이제 LAD 추정량 함수와 잔차 (residual)로 bootstrap sample을 만들어내는 함수를 정의한다.

lad <- function(data){
  est.lad <- nlminb(coef(lm(data[,1]~data[,2])),
                    function(x){sum(abs(data[,1] - (x[1] + x[2]*data[,2])))})
  return(est.lad$par)
}

lad.bt <- function(data, R=5000){
  est = lad(data) # get estimation of a and b
  fit.y = est[1] + est[2]*data[,2]
  e = data[,1] - fit.y
  e = e - mean(e)
  bt.star <- function(data, e, est){
    e = sample(e, replace = TRUE)
    y.star = est[1]+ est[2]*data[,2] + e
    return(lad(cbind(y.star, data[,2])))
    
  }
  output = replicate(R, bt.star(data, e, est))
  return(output)
}

이제 bootstrap을 통해 신뢰구간을 구해보자.
Bootstrap으로 신뢰구간을 구하는 방법은 여러가지가 있는데 이 포스트에서는 가장 대표적인 3가지 신뢰구간을 사용하고자 한다.

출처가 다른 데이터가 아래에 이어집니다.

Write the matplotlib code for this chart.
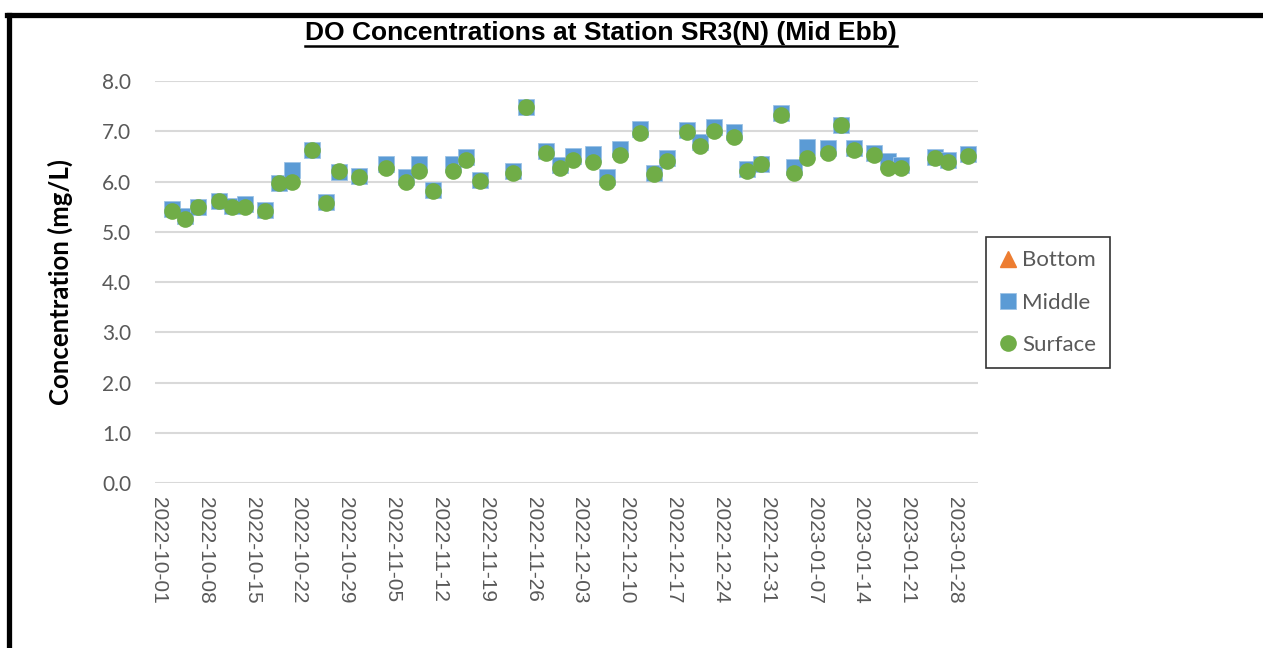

(1) Normal approximation (정규분포 근사)

첫번째는 가장 우리에게 익숙한 정규 분포로 근사하여 추정한 신뢰구간이다.

$$\left( \hat{\theta} - z_{1-\alpha/2} \cdot \hat{se(\theta)}, \hat{\theta} + z_{1-\alpha/2} \cdot \hat{se(\theta)}\right)$$
여기서 $\hat{\theta}$는 추정량이고, $ z_{1-\alpha/2} $는 표준정규분포의 $ 1-\alpha/2 $ percentile, $ \hat{se(\theta)}$은 추정량의 standard error이다.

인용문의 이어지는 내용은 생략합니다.